If the check were unreadable, it would reject it.
With the exception of one machine at my local branch that had gone haywire, ATMs seem to be reliable machines for handling paper (checks and currency).
tggzzz:
--- Quote from: Halcyon on October 17, 2023, 11:34:44 pm ---
--- Quote from: tggzzz on October 17, 2023, 01:40:12 pm ---... But you don't include such failures in your belief that cheques are unnecessary and desirable.
--- End quote ---
I don't believe that... society has demonstrated that as a whole.
--- End quote ---
I don't understand what you are trying to say. Such system failures do occur, all too often. Yesterday part of Barclays Bank systems failed.
--- Quote ---Whether you look at consumer habits, or government organisations and corporations, people have turned their back on cheques. It's not a belief, it's what's actually happening in the real world.
--- End quote ---
Strawman argument.
You might as well state that people have turned their backs on walking in favour of cars.
--- Quote ---
--- Quote ---Saying "need better oversight" presumes that more management could improve the issue. I don't believe that, since people are people and the systems are enormously complicated conglomeration of individual systems.
--- End quote ---
That's one possible solution. Either the management/oversight is insufficient, or they are doing it wrong. Which is it?
--- End quote ---
Neither.
The systems are so large and complex that no one person or organisation
* can ever understand the whole
* controls the whole in any meaningful way
* and that's equally true inside an organisation as well as the whole banking system
That's the reality, and hoping/believing otherwise leads to futile policy declarations.
Or maybe you think that a corporate mandate to "write error free code" is a practical management strategy!
--- Quote ---
--- Quote ---So you are now presuming that people that have difficulty getting one account should get several accounts! Ridiculous and impractical.
--- End quote ---
Not at all. In fact, I demonstrated the opposite by using a single account for the past 25 years. I explained how a single card can have redundancies built-in. I simply said "many people have" multiple accounts, therefore increasing that redundancy even more. That's simply another option and a choice consumers have if they want to diversify their financial products.
--- End quote ---
Yes, you did, to all intents and purposes. The only way your previous statement (which you conveniently snipped) could have made sense is if you presumed that your experience could be generalised to everybody. Here's what you wrote: "Many people have multiple accounts. It might be debit card account and a seperate credit card. ... If I'm at home and wanting to pay bills online, I have at least 3 different ways of doing it, all from the one bank account."

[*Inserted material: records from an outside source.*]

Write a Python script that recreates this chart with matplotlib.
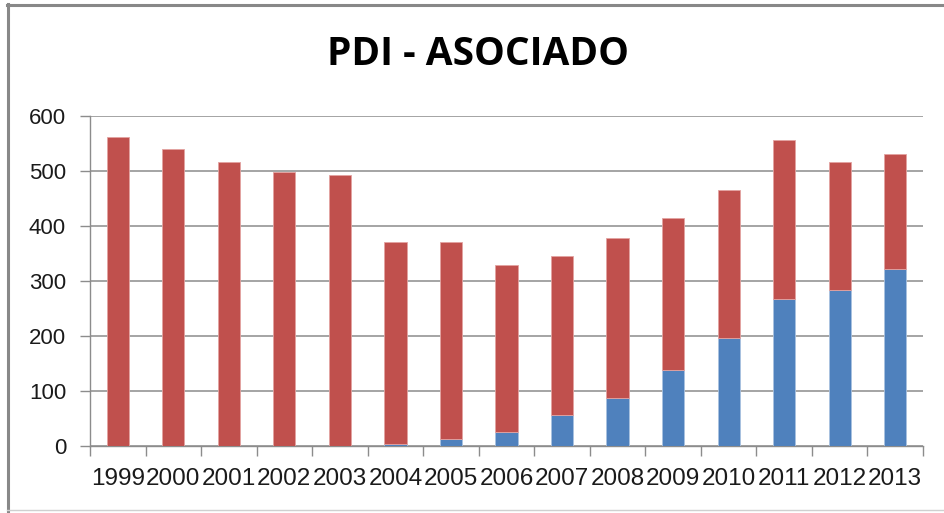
import matplotlib
matplotlib.use("Agg")
import matplotlib.pyplot as plt
from matplotlib.lines import Line2D
import numpy as np

years = ["1999", "2000", "2001", "2002", "2003", "2004", "2005", "2006",
         "2007", "2008", "2009", "2010", "2011", "2012", "2013"]
blue_values = [0, 0, 0, 0, 0, 3, 12, 26, 56, 87, 138, 197, 267, 283, 322]
totals = [561, 540, 516, 499, 492, 371, 371, 330, 346, 379, 414, 465, 556, 516, 530]
red_values = [t - b for t, b in zip(totals, blue_values)]
y_ticks = [0, 100, 200, 300, 400, 500, 600]
title = "PDI - ASOCIADO"

W, H = 944, 513
fig = plt.figure(figsize=(W / 100, H / 100), dpi=100)
fig.patch.set_facecolor("white")

ax = fig.add_axes([90 / W, 1 - 446 / H, (923 - 90) / W, (446 - 116) / H])

x = np.arange(len(years))
grid_c = "#8c8c8c"
ax.bar(x, blue_values, width=0.4, color="#4F81BD", edgecolor="#a9c2e0",
       linewidth=0.6, zorder=3)
ax.bar(x, red_values, width=0.4, bottom=blue_values, color="#C0504D",
       edgecolor="#e3a3a1", linewidth=0.6, zorder=3)

ax.set_xlim(-0.5, len(years) - 0.5)
ax.set_ylim(0, 600)
ax.set_yticks(y_ticks)
ax.set_yticklabels([str(v) for v in y_ticks], fontsize=16,
                   family="Liberation Sans", color="#1a1a1a")
ax.yaxis.grid(True, color=grid_c, linewidth=1.1, zorder=0)
ax.tick_params(axis="y", direction="out", length=7.2, width=1.0,
               color=grid_c, pad=10)

ax.set_xticks(x)
ax.set_xticklabels(years, fontsize=17.5, family="Liberation Sans",
                   color="#1a1a1a")
ax.set_xticks(np.arange(-0.5, len(years)), minor=True)
ax.tick_params(axis="x", which="major", length=0, pad=16)
ax.tick_params(axis="x", which="minor", direction="out", length=7.2,
               width=1.0, color=grid_c)

for side in ["top", "right"]:
    ax.spines[side].set_visible(False)
for side in ["left", "bottom"]:
    ax.spines[side].set_color(grid_c)
    ax.spines[side].set_linewidth(1.0)

fig.text(478 / W, 1 - 55 / H, title, ha="center", va="center",
         fontsize=28, fontweight="bold", family="Open Sans", color="#000000")

# chart frame
fc = "#888888"
fig.add_artist(Line2D([7 / W, 1], [1 - 4.5 / H, 1 - 4.5 / H],
                      transform=fig.transFigure, color=fc, linewidth=2.2))
fig.add_artist(Line2D([7.5 / W, 7.5 / W], [1 - 4 / H, 0],
                      transform=fig.transFigure, color=fc, linewidth=2.2))
fig.add_artist(Line2D([7 / W, 1], [1 - 509.5 / H, 1 - 509.5 / H],
                      transform=fig.transFigure, color="#d0d0d0", linewidth=1.0))

fig.savefig("out.png", dpi=100)
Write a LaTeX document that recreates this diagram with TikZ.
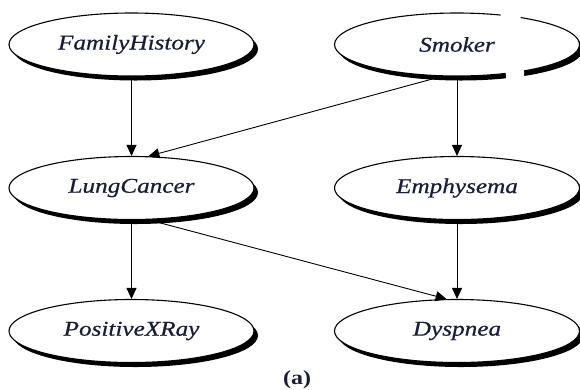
\documentclass[tikz,border=0pt]{standalone}
\usepackage{fontspec}
\setmainfont{Liberation Serif}
\newfontfamily\lblfont[FakeStretch=1.2,FakeBold=0.6]{Liberation Serif}
\newfontfamily\capfont[FakeStretch=1.2]{Liberation Serif}
\usetikzlibrary{shapes.geometric,shadows,arrows.meta}
\definecolor{ink}{RGB}{24,30,58}
\begin{document}
\begin{tikzpicture}[x=1pt,y=-1pt,
  var/.style={ellipse, draw=black, line width=1.1pt, fill=white,
    minimum width=245pt, minimum height=63pt, inner sep=0pt,
    font=\lblfont\itshape\fontsize{21}{24}\selectfont, text=ink,
    general shadow={fill=black, shadow xshift=4pt, shadow yshift=-4.5pt}},
  link/.style={draw=black, line width=0.9pt, -{Triangle[length=11pt,width=10pt]}}]
\useasboundingbox (0,0) rectangle (580,389);

% variables of the belief network
\node[var] (fh) at (131.5,44.5) {FamilyHistory};
\node[var] (sm) at (457,44.5)   {Smoker};
\node[var] (lc) at (131.5,188)  {LungCancer};
\node[var] (em) at (457,188)    {Emphysema};
\node[var] (px) at (131.5,331)  {PositiveXRay};
\node[var] (dy) at (457,331)    {Dyspnea};

% break in the Smoker outline
\fill[white] (500,8) -- (520,8) -- (525,88) -- (507,88) -- cycle;

% dependencies
\draw[link] (fh.south) -- (lc.north);
\draw[link] (sm.245) -- (lc.62);
\draw[link] (sm.south) -- (em.north);
\draw[link] (lc.south) -- (px.north);
\draw[link] (lc.298) -- (dy.108);
\draw[link] (em.south) -- (dy.north);

\node[font=\capfont\bfseries\fontsize{20}{22}\selectfont, text=ink] (cap) at (297,380) {(a)};
\end{tikzpicture}
\end{document}
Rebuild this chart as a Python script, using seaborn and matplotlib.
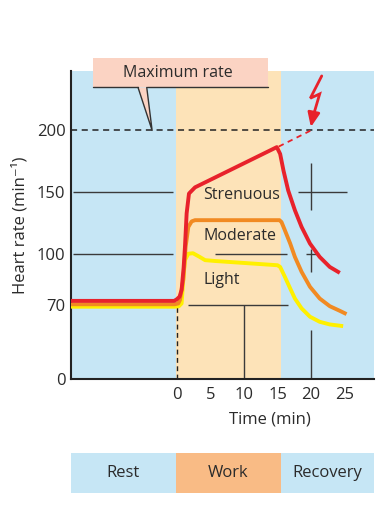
import numpy as np
import pandas as pd
import matplotlib
matplotlib.use("Agg")
import matplotlib.pyplot as plt
import seaborn as sns
from matplotlib.patches import Rectangle, Polygon

sns.set_theme(style="white")
plt.rcParams['font.family'] = ['Open Sans', 'DejaVu Sans']

# ---------------- data ----------------
t_strenuous = [-16, -0.4, 0, 0.4, 0.7, 1.0, 1.2, 1.45, 1.8, 2.7, 14.9, 15.4, 15.9, 16.6, 17.6, 18.6, 19.85, 21.3, 22.8, 24.3]
v_strenuous = [72.5, 72.5, 73.5, 75, 79, 92, 106, 133, 149, 154, 186.5, 181, 167.5, 151.5, 135.5, 122, 108.6, 98.4, 92.5, 89]

t_moderate = [-16, -0.3, 0.2, 0.45, 0.95, 1.3, 1.7, 2.2, 2.7, 15.3, 15.6, 16.1, 16.9, 17.6, 18.6, 19.85, 21.3, 22.8, 24.3, 25.3]
v_moderate = [70.5, 70.5, 71, 73, 85, 106, 122, 126.5, 127.5, 127.5, 126, 119.4, 108.6, 98.4, 89.6, 80.8, 73.9, 69, 64.6, 61.5]

t_light = [-16, -0.3, 0.3, 0.7, 0.95, 1.2, 1.7, 2.4, 3.4, 4.2, 5.7, 15.0, 15.4, 16.1, 16.9, 17.6, 18.6, 19.85, 21.3, 22.8, 24.8]
v_light = [68.5, 68.5, 69, 71, 85, 96.5, 100.4, 100.8, 98.4, 96.5, 96, 93.5, 92.5, 86.7, 79.8, 73.9, 66.9, 59, 54.2, 51.7, 50.1]

series_names = ["Strenuous", "Moderate", "Light"]
series_colors = ["#e8222b", "#f18a22", "#fff000"]

phase_names = ["Rest", "Work", "Recovery"]
phase_start = [-16.0, -0.1, 15.5]
phase_end = [-0.1, 15.5, 29.5]

x_ticks = [0, 5, 10, 15, 20, 25]
y_ticks = [0, 70, 100, 150, 200]
max_rate = 200

# ---------------- figure ----------------
fig = plt.figure(figsize=(3.79, 5.30), dpi=100)
ax = fig.add_axes([71/379, 151/530, 303/379, 308/530])
bar_ax = fig.add_axes([71/379, 37/530, 303/379, 40/530])

# piecewise-linear y scale (broken scale of the reference)
kv = np.array([-1000, 0, 70, 100, 150, 200, 1000], dtype=float)
kp = np.array([-1057, 0, 74, 125, 187, 249, 249 + 800 * 1.24], dtype=float)
def fwd(v):
    return np.interp(v, kv, kp)
def inv(p):
    return np.interp(p, kp, kv)
ax.set_yscale('function', functions=(fwd, inv))

ax.set_facecolor("#c6e6f5")
ax.axvspan(phase_start[1], phase_end[1], color="#fde3b8", lw=0, zorder=0)

ax.set_xlim(-15.8, 29.4)
ax.set_ylim(0, 248)

txtc = "#2b2b2b"
gc = "#3a3a3a"

# grid fragments
ax.hlines(150, -15.5, -0.6, color=gc, lw=1, zorder=1)
ax.hlines(150, 18.1, 25.4, color=gc, lw=1, zorder=1)
ax.hlines(100, -15.5, -0.6, color=gc, lw=1, zorder=1)
ax.hlines(100, 5.7, 16.4, color=gc, lw=1, zorder=1)
ax.hlines(100, 19.2, 21.2, color=gc, lw=1, zorder=1)
ax.hlines(70, 1.6, 16.6, color=gc, lw=1, zorder=1)
ax.vlines(20, 135.5, 174, color=gc, lw=1, zorder=1)
ax.vlines(20, 89.6, 104, color=gc, lw=1, zorder=1)
ax.vlines(20, 0, 46, color=gc, lw=1, zorder=1)
ax.vlines(10, 0, 70, color=gc, lw=1, zorder=1)
ax.vlines(0, 0, 72, color="#222", lw=1, ls=(0, (3.5, 2.5)), zorder=1)

# maximum-rate line
ax.axhline(max_rate, color="#222", lw=1.1, ls=(0, (4, 3)), zorder=2)

# curves via seaborn
frames = []
for name, tt, vv in zip(series_names, [t_strenuous, t_moderate, t_light],
                        [v_strenuous, v_moderate, v_light]):
    frames.append(pd.DataFrame({"t": tt, "rate": vv, "level": name}))
df = pd.concat(frames, ignore_index=True)
sns.lineplot(data=df, x="t", y="rate", hue="level", palette=dict(zip(series_names, series_colors)),
             hue_order=series_names[::-1], lw=2.8, sort=False, legend=False, ax=ax, zorder=3,
             solid_capstyle="butt", solid_joinstyle="round")

# red extrapolation to max rate
ax.plot([15.2, 20], [187, 200], color=series_colors[0], lw=1.3, ls=(0, (3, 2.5)), zorder=3)
# lightning bolt
ax.plot([21.6, 19.9, 21.3, 20.35], [244, 226, 229.5, 212], color=series_colors[0], lw=2, zorder=4,
        solid_joinstyle="miter", clip_on=False)
ax.annotate("", xy=(19.9, 200.5), xytext=(20.4, 214),
            arrowprops=dict(arrowstyle="-|>,head_length=0.7,head_width=0.3", color=series_colors[0], lw=2),
            zorder=4)

# series labels
ax.text(3.9, 148, "Strenuous", fontsize=11.5, color=txtc, va="center", ha="left", zorder=5)
ax.text(3.9, 115, "Moderate", fontsize=11.5, color=txtc, va="center", ha="left", zorder=5)
ax.text(3.9, 85, "Light", fontsize=11.5, color=txtc, va="center", ha="left", zorder=5)

# maximum rate callout
box_fc = "#fbd3c3"
ax.add_patch(Rectangle((-12.5, 234.7), 26.1, 24.2, fc=box_fc, ec="none", clip_on=False, zorder=5))
ax.plot([-12.5, -5.8], [234.7, 234.7], color="#333", lw=1, clip_on=False, zorder=6)
ax.plot([-4.5, 13.6], [234.7, 234.7], color="#333", lw=1, clip_on=False, zorder=6)
ax.add_patch(Polygon([(-5.8, 234.7), (-4.5, 234.7), (-3.7, 200)], closed=True, fc=box_fc,
                     ec="none", clip_on=False, zorder=5))
ax.plot([-5.8, -3.7, -4.5], [234.7, 200, 234.7], color="#333", lw=1, clip_on=False, zorder=6)
ax.text(0.1, 246.5, "Maximum rate", fontsize=11.5, color=txtc, ha="center", va="center", zorder=7)

# axes styling
for s in ["top", "right"]:
    ax.spines[s].set_visible(False)
for s in ["left", "bottom"]:
    ax.spines[s].set_color("#222")
    ax.spines[s].set_linewidth(1.5)
ax.set_xticks(x_ticks)
ax.set_yticks(y_ticks)
ax.set_xticklabels([str(v) for v in x_ticks])
ax.set_yticklabels([str(v) for v in y_ticks])
ax.tick_params(axis="x", direction="in", length=7, width=1, color=gc, pad=6, labelsize=12, labelcolor=txtc)
ax.tick_params(axis="y", direction="in", length=6, width=1, color=gc, pad=4, labelsize=12, labelcolor=txtc)
ax.set_xlabel("Time (min)", fontsize=12, color=txtc)
ax.xaxis.set_label_coords(0.657, -0.107)
ax.set_ylabel("Heart rate (min\u207b\u00b9)", fontsize=12, color=txtc)
ax.yaxis.set_label_coords(-0.14, 0.5)

# phase bar
bar_colors = ["#c6e6f5", "#f9bb85", "#c6e6f5"]
for name, s0, s1, c in zip(phase_names, phase_start, phase_end, bar_colors):
    bar_ax.barh(0, s1 - s0, left=s0, height=1, color=c, lw=0)
    bar_ax.text((s0 + s1) / 2, 0, name, ha="center", va="center", fontsize=12, color=txtc)
bar_ax.set_xlim(ax.get_xlim())
bar_ax.set_ylim(-0.5, 0.5)
bar_ax.axis("off")

fig.savefig("out.png", dpi=100)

Your "I'm alright Jack" therefore everybody else could also be alright is naive and doesn't reflect well on you.
I've just read this example of why physical transfer can be useful in some cases: https://twistedsifter.com/2023/10/ive-never-had-a-check-lost-so-you-dont-have-to-worry-tenant-catches-landlord-lying-about-not-receiving-his-rent-and-he-has-video-evidence/ Not definitive of course, but it is illustrative.
--- Quote ---
--- Quote ---I'm glad you aren't in charge of ATC, since you would think that ATC controllers would never need to revert to paper strips (containing flight details) thrown across the room from one controller to another.
--- End quote ---
I'm glad I'm not either since I'm neither an expert or trained in controlling aircraft. I have no desire to be.
--- End quote ---
That's avoiding the directly relevant analogy. Not a good debating tactic, which makes it look like you don't want to concede that your position is weak.
--- Quote ---
--- Quote ---And I have said that I rarely use cheques. Nonetheless, they are useful sometimes. The cost justification for stopping them doesn't stand up to scrutiny.
--- End quote ---
You keep saying that, but you haven't explained HOW. I've already outlined some costs associated with keeping a chequing system alive.
--- End quote ---
You are the one claiming that cheques are "too expensive" in some way. It is up to you to define the absolute expense and to compare it with alternative expenses.